On le sait, les introductions en Bourse constituent un des cas les plus évidents et les plus emblématiques de cette manipulation du réel. Lors de leurs “roadshows” destinés à convaincre les investisseurs de souscrire, les responsables d’entreprise ne cessent d’en appeler à un avenir (évidemment) radieux : la rentabilité est (ou sera très bientôt) remarquable, les liquidités dégagées permettent (ou permettront très bientôt) de combiner investissements et distribution de dividendes, la visibilité est exceptionnelle au regard du carnet de commandes qui ne cesse de se remplir de plus en plus vite. Et, de plus, à ce prix-là, l’action est cadeau ! Retour sur terre : plus souvent qu’à leur tour, ces “pépites” industrielles déçoivent les investisseurs qui se sont ainsi laissé séduire. Un soupçon de réflexion et l’explication apparaît d’elle-même. Les dirigeants d’une entreprise cherchant une cotation boursière, généralement via l’émission de nouvelles actions, ont tout intérêt à attendre les conditions les plus favorables pour eux, à savoir lorsque le contexte boursier permettra de fixer un cours suffisamment haut, ce qui leur permettra de créer le moins possible de nouvelles actions afin d’obtenir les moyens financiers désirés. Par ailleurs, si le projet de développement qu’ils portent par cette introduction en Bourse est si magnifique, pourquoi en passer par les fonds propres alors que l’endettement à long terme est moins cher (via la déductibilté fiscale des intérêts de l’emprunt) ? C’est très clair : une introduction en Bourse est généralement un transfert de risque des actionnaires historiques vers les nouveaux actionnaires. Ce qui est loin de la bonne affaire fantasmée lorsque le chiffon rouge “introduction en Bourse” est agité !

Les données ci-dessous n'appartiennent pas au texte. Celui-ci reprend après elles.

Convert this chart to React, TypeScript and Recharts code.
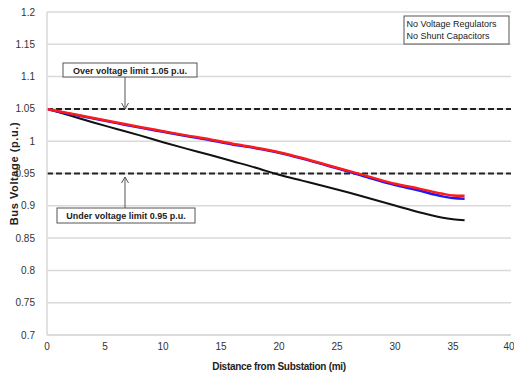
import React from "react";
import { LineChart, Line, XAxis, YAxis, CartesianGrid, ReferenceLine } from "recharts";

const distance = [0, 2, 4, 6, 8, 10, 12, 14, 16, 18, 20, 22, 24, 26, 28, 30, 32, 34, 35, 36];
const noRegBlack = [1.05, 1.0396, 1.029, 1.019, 1.009, 0.9985, 0.9885, 0.979, 0.969, 0.959, 0.948, 0.939, 0.93, 0.9205, 0.9105, 0.9005, 0.8905, 0.8818, 0.879, 0.8775];
const seriesRed = [1.05, 1.043, 1.036, 1.029, 1.022, 1.0155, 1.009, 1.003, 0.996, 0.99, 0.983, 0.974, 0.964, 0.954, 0.944, 0.934, 0.927, 0.919, 0.916, 0.9155];
const seriesBlue = [1.05, 1.042, 1.035, 1.028, 1.021, 1.0145, 1.008, 1.002, 0.995, 0.989, 0.982, 0.973, 0.963, 0.953, 0.942, 0.932, 0.924, 0.915, 0.912, 0.911];
const xTicks = [0, 5, 10, 15, 20, 25, 30, 35, 40];
const yTicks = [0.7, 0.75, 0.8, 0.85, 0.9, 0.95, 1, 1.05, 1.1, 1.15, 1.2];
const overLimit = 1.05;
const underLimit = 0.95;
const overLabel = "Over voltage limit 1.05 p.u.";
const underLabel = "Under voltage limit 0.95 p.u.";
const noteLines = ["No Voltage Regulators", "No Shunt Capacitors"];

const data = distance.map((d, i) => ({ d, black: noRegBlack[i], red: seriesRed[i], blue: seriesBlue[i] }));

const FONT = "'Liberation Sans', Arial, sans-serif";

export default function App() {
  return (
    <div style={{ position: "absolute", left: 0, top: 0, width: 514, height: 373, background: "#fff" }}>
      <LineChart width={514} height={373} data={data} margin={{ top: 12, right: 3, left: 0, bottom: 0 }}>
        <CartesianGrid vertical={false} stroke="#d9d9d9" strokeWidth={1.5} />
        <XAxis
          dataKey="d"
          type="number"
          domain={[0, 40]}
          ticks={xTicks}
          tickLine={false}
          axisLine={{ stroke: "#d9d9d9", strokeWidth: 1.5 }}
          height={38}
          tick={{ fontSize: 10, fill: "#333", fontFamily: FONT }}
          tickMargin={2}
          label={{ value: "Distance from Substation (mi)", position: "insideBottom", offset: 3, style: { fontSize: 10, fontWeight: "bold", fill: "#222", fontFamily: FONT, letterSpacing: -0.3 } }}
        />
        <YAxis
          type="number"
          domain={[0.7, 1.2]}
          ticks={yTicks}
          tickLine={false}
          axisLine={{ stroke: "#d9d9d9", strokeWidth: 1.5 }}
          width={47}
          interval={0}
          tick={{ fontSize: 10, fill: "#333", fontFamily: FONT }}
          tickMargin={6}
          tickFormatter={(v: number) => String(Number(v.toFixed(2)))}
          label={{ value: "Bus Voltage (p.u.)", angle: -90, position: "insideLeft", offset: 14, style: { textAnchor: "middle", fontSize: 11, fontWeight: "bold", fill: "#222", fontFamily: FONT, letterSpacing: 0.6 } }}
        />
        <ReferenceLine y={overLimit} stroke="#222" strokeWidth={2} strokeDasharray="6 3" />
        <ReferenceLine y={underLimit} stroke="#222" strokeWidth={2} strokeDasharray="6 3" />
        <Line dataKey="black" stroke="#111" strokeWidth={2} dot={false} isAnimationActive={false} type="monotone" />
        <Line dataKey="blue" stroke="#1a1aff" strokeWidth={2.5} dot={false} isAnimationActive={false} type="monotone" />
        <Line dataKey="red" stroke="#ff1a1a" strokeWidth={2.5} dot={false} isAnimationActive={false} type="monotone" />
      </LineChart>
      <svg width={514} height={373} style={{ position: "absolute", left: 0, top: 0, pointerEvents: "none" }}>
        <g fontFamily={FONT}>
          <line x1={125} y1={77} x2={125} y2={109} stroke="#555" strokeWidth={1} />
          <polyline points="121.5,103 125,109 128.5,103" fill="none" stroke="#555" strokeWidth={1} />
          <rect x={63} y={63} width={134} height={14} fill="#fff" stroke="#555" strokeWidth={1} />
          <text x={130} y={73.5} textAnchor="middle" fontSize={9} fontWeight="bold" fill="#222">{overLabel}</text>

          <line x1={125} y1={177} x2={125} y2={208} stroke="#555" strokeWidth={1} />
          <polyline points="121.5,183 125,177 128.5,183" fill="none" stroke="#555" strokeWidth={1} />
          <rect x={57} y={208} width={138} height={15} fill="#fff" stroke="#555" strokeWidth={1} />
          <text x={126} y={219} textAnchor="middle" fontSize={9} fontWeight="bold" fill="#222">{underLabel}</text>

          <rect x={404} y={16} width={105} height={28} fill="#fff" stroke="#555" strokeWidth={1} />
          <text x={406.5} y={27} fontSize={9} fill="#222">{noteLines[0]}</text>
          <text x={406.5} y={39} fontSize={9} fill="#222">{noteLines[1]}</text>
        </g>
      </svg>
    </div>
  );
}
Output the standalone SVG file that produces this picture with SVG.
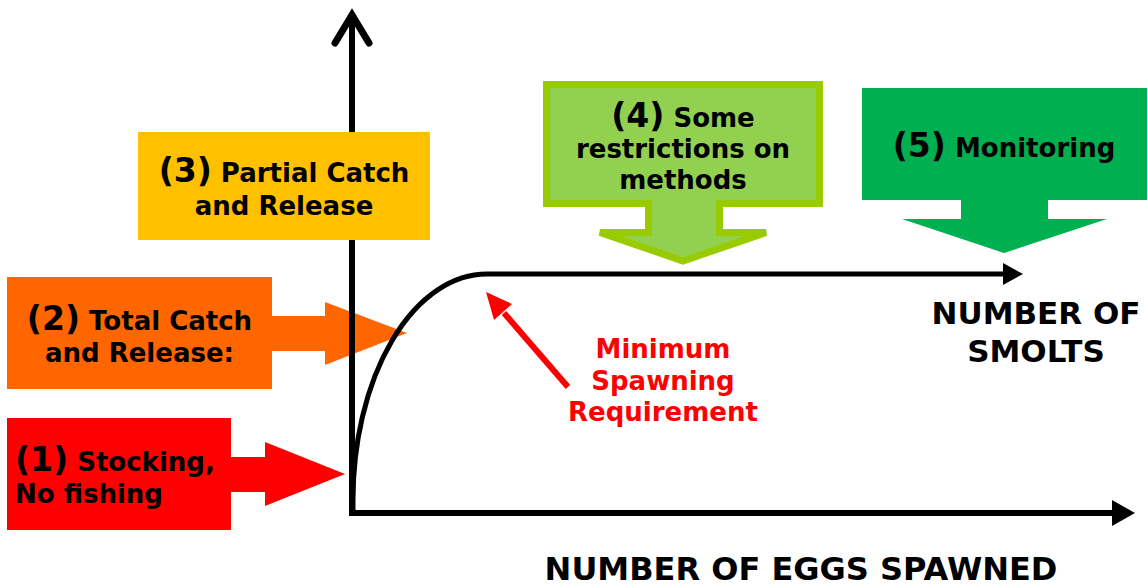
<svg xmlns="http://www.w3.org/2000/svg" width="1148" height="586" viewBox="0 0 1148 586">
  <style>
    text { font-family: "DejaVu Sans", Verdana, sans-serif; font-weight: bold; fill: #000; }
    .lbl { font-size: 26px; }
    .num { font-size: 33px; }
    .axis-lbl { font-size: 31px; text-anchor: middle; }
    .mid { text-anchor: middle; }
    .red { fill: #FF0000; }
    .axis { fill: none; stroke: #000; stroke-width: 6; }
  </style>
  <rect width="1148" height="586" fill="#fff"/>

  <!-- (1) stocking, pointing at the origin -->
  <g id="node-stocking">
    <path d="M7,418 H231 V457 H265 V442 L345,474 L265,506 V492 H231 V530 H7 Z" fill="#FF0000"/>
    <text class="lbl" x="15" y="471"><tspan class="num">(1)</tspan> Stocking,</text>
    <text class="lbl" x="15" y="503">No fishing</text>
  </g>

  <!-- (2) total catch and release -->
  <g id="node-total-catch">
    <path d="M7,277 H272 V316 H325 V302 L407,333 L325,365 V351 H272 V389 H7 Z" fill="#FF6600"/>
    <text class="lbl mid" x="139.5" y="330"><tspan class="num">(2)</tspan> Total Catch</text>
    <text class="lbl mid" x="139.5" y="362">and Release:</text>
  </g>

  <!-- axes, stock-recruitment curve and pointer -->
  <g id="connectors">
    <path class="axis" d="M352,14 V513 H1114" stroke-linejoin="miter"/>
    <polyline points="335,43 352,15 369,43" fill="none" stroke="#000" stroke-width="7" stroke-linecap="round" stroke-linejoin="miter"/>
    <polygon points="1112,500 1135,513 1112,526" fill="#000"/>
    <path d="M353,513 V500 A134,226 0 0 1 487,274 H1006" fill="none" stroke="#000" stroke-width="5"/>
    <polygon points="1003,263 1023,274 1003,285" fill="#000"/>
    <line x1="568" y1="387" x2="504" y2="313" stroke="#FF0000" stroke-width="6"/>
    <polygon points="486,292 512,304 494,320" fill="#FF0000"/>
  </g>

  <!-- (3) partial catch and release -->
  <g id="node-partial-catch">
    <rect x="138" y="132" width="292" height="108" fill="#FFC000"/>
    <text class="lbl mid" x="284" y="182"><tspan class="num">(3)</tspan> Partial Catch</text>
    <text class="lbl mid" x="284" y="215">and Release</text>
  </g>

  <!-- (4) some restrictions on methods -->
  <g id="node-restrictions">
    <path d="M546.5,84.5 H819.5 V203.5 H719.5 V232.5 H766 L683,261 L600,232.5 H648.5 V203.5 H546.5 Z" fill="#92D050" stroke="#99CC00" stroke-width="7"/>
    <text class="lbl mid" x="683" y="127"><tspan class="num">(4)</tspan> Some</text>
    <text class="lbl mid" x="683" y="158">restrictions on</text>
    <text class="lbl mid" x="683" y="189">methods</text>
  </g>

  <!-- (5) monitoring -->
  <g id="node-monitoring">
    <path d="M862,88 H1147 V200 H1048 V219 H1107 L1004,253 L902,219 H961 V200 H862 Z" fill="#00B050"/>
    <text class="lbl mid" x="1004" y="157"><tspan class="num">(5)</tspan> Monitoring</text>
  </g>

  <!-- annotations -->
  <g id="label-msr">
    <text class="lbl mid red" x="663" y="358">Minimum</text>
    <text class="lbl mid red" x="663" y="390">Spawning</text>
    <text class="lbl mid red" x="663" y="421">Requirement</text>
  </g>
  <g id="label-smolts">
    <text class="axis-lbl" x="1036" y="324">NUMBER OF</text>
    <text class="axis-lbl" x="1036" y="362">SMOLTS</text>
  </g>
  <g id="label-eggs">
    <text class="axis-lbl" x="801" y="580" style="font-size:32px">NUMBER OF EGGS SPAWNED</text>
  </g>
</svg>
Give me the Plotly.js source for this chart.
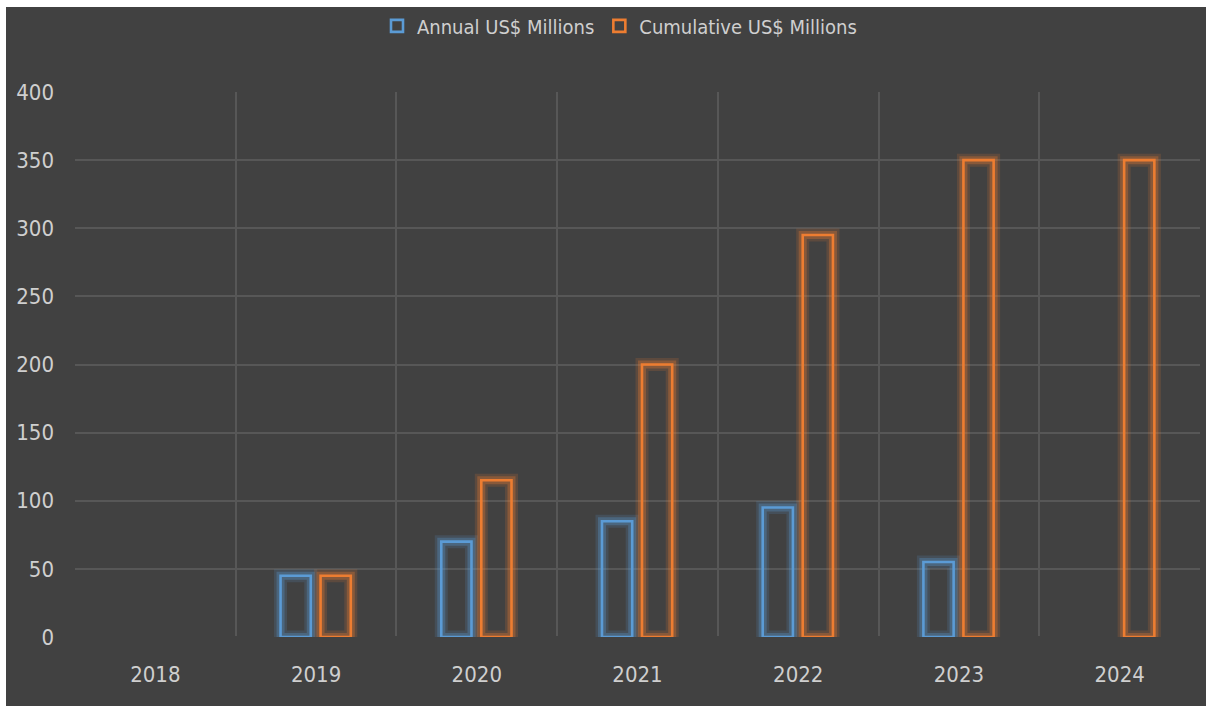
<!DOCTYPE html>
<html>
<head>
<meta charset="utf-8">
<script src="https://cdn.plot.ly/plotly-3.0.1.min.js"></script>
<style>
  html, body { margin: 0; padding: 0; background: #ffffff; }
  #chart { position: absolute; left: 6px; top: 7px; width: 1200px; height: 699px; }
</style>
</head>
<body>
<div id="chart"></div>
<script>
// ---- data ----
const years = ["2018", "2019", "2020", "2021", "2022", "2023", "2024"];
const annual = [null, 45, 70, 85, 95, 55, null];
const cumulative = [null, 45, 115, 200, 295, 350, 350];
const seriesNames = ["Annual US$ Millions", "Cumulative US$ Millions"];
const yTicks = [0, 50, 100, 150, 200, 250, 300, 350, 400];

// ---- style ----
const BLUE = "#5b9bd5";
const ORANGE = "#ed7d31";
const FONT = "'Liberation Sans Narrow', 'DejaVu Sans Condensed', 'Liberation Sans', sans-serif";
const W = 0.188;
const OFF_A = -0.221;
const OFF_C = 0.028;

function glow(y, color, off, lw, op) {
  return {
    type: "bar", x: years, y: y, width: W, offset: off,
    marker: { color: "rgba(0,0,0,0)", line: { color: color, width: lw } },
    opacity: op, showlegend: false, hoverinfo: "skip"
  };
}
function main(y, name, color, off) {
  return {
    type: "bar", name: name, x: years, y: y, width: W, offset: off,
    marker: { color: "rgba(0,0,0,0)", line: { color: color, width: 2.6 } }
  };
}

const traces = [
  glow(annual, BLUE, OFF_A, 13, 0.16),
  glow(cumulative, ORANGE, OFF_C, 13, 0.16),
  glow(annual, BLUE, OFF_A, 8, 0.3),
  glow(cumulative, ORANGE, OFF_C, 8, 0.3),
  main(annual, seriesNames[0], BLUE, OFF_A),
  main(cumulative, seriesNames[1], ORANGE, OFF_C)
];

const layout = {
  width: 1200, height: 699,
  paper_bgcolor: "#414141",
  plot_bgcolor: "#414141",
  barmode: "overlay",
  margin: { l: 69, r: 6, t: 85, b: 69 },
  font: { family: FONT, color: "#cfcfcf", size: 22 },
  showlegend: true,
  legend: {
    orientation: "h",
    x: 0.484, xanchor: "center",
    yref: "container", y: 0.973, yanchor: "middle",
    font: { family: FONT, size: 20, color: "#cfcfcf" },
    bgcolor: "rgba(0,0,0,0)",
    traceorder: "normal"
  },
  xaxis: {
    type: "category",
    tickson: "boundaries",
    showgrid: true, gridcolor: "#575757", gridwidth: 1.5,
    ticks: "", showline: false, zeroline: false,
    ticklabelstandoff: 22,
    tickfont: { family: FONT, size: 22, color: "#cfcfcf" },
    range: [-0.5, 6.5]
  },
  yaxis: {
    range: [0, 400],
    tickvals: yTicks,
    showgrid: true, gridcolor: "#575757", gridwidth: 1.5,
    zeroline: true, zerolinecolor: "#414141", zerolinewidth: 2,
    showline: false, ticks: "",
    ticklabelstandoff: 20,
    tickfont: { family: FONT, size: 22, color: "#cfcfcf" }
  }
};

Plotly.newPlot("chart", traces, layout, { displayModeBar: false, responsive: false });
</script>
</body>
</html>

Une autre opération de séduction des investisseurs intervient lors des présentations des chiffres trimestriels ou annuels par les responsables d’entreprises. On aimerait qu’en ces occasions, ils s’en tiennent à un strict exercice d’information. Il n’en est rien. De plus en plus, et particulièrement en phases avancées des cycles économiques, comme c’est le cas aujourd’hui alors que les chiffres d’affaires peinent un peu, ces chefs d’entreprise rivalisent d’ingéniosité pour présenter leur mariée plus belle qu’elle n’est en réalité. A côté des chiffres officiels, peu commentés, ils mettent ainsi en avant des chiffres “corrigés”, qu’ils estiment plus représentatifs et qui ont la curieuse tendance à être plus favorables que les chiffres officiels. Ils parviennent à ce tour de passe-passe notamment en soustrayant des postes de coûts opportunément présentés comme “exceptionnels” ou “non récurrents”, comme des charges de restructuration, des coûts d’acquisition (d’autres entreprises), des frais de litiges (judiciaires), etc., quand bien même ces charges reviennent régulièrement dans les comptes, année après année. Certaines études montrent même que cette différence entre chiffres officiels et chiffres retraîtés aurait plutôt tendance à s’accroître. Non contents de leur petite manœuvre, ces responsables ne ménagent souvent pas leur optimisme pour les trimestres et années à venir. Ce qui s’avère souvent des vœux pieux qui ne résistent donc pas à la réalité lorsqu’elle survient.
Et puisque l’heure est à la finance décomplexée, de franches exagérations se font jour. En témoigne cette start up américaine, du nom de WeWork, spécialisée dans la location de bureaux partagés (coworking). Pour convaincre tout récemment les investisseurs d’acquérir ses obligations, elle a trituré ses chiffres jusqu’à transformer une lourde perte réelle en bénéfice fictif. Comment ? En utilisant la métrique déjà discutable qu’est le cash flow avant charges financières et fiscales (“ebitda”) et en l’amputant de toutes une série de charges, notamment marketing, nécessaires à sa croissance rapide. Pas très sérieux ! Le taux alléchant proposé, 7,875% par an sur 7 ans, indique certes la présence du risque mais en aura aveuglé beaucoup.
Investisseurs, attention ! A la fiction teintée de rose trop souvent utilisée pour obtenir vos faveurs (et donc votre argent), préférez toujours la crue réalité et le sens du raisonnable.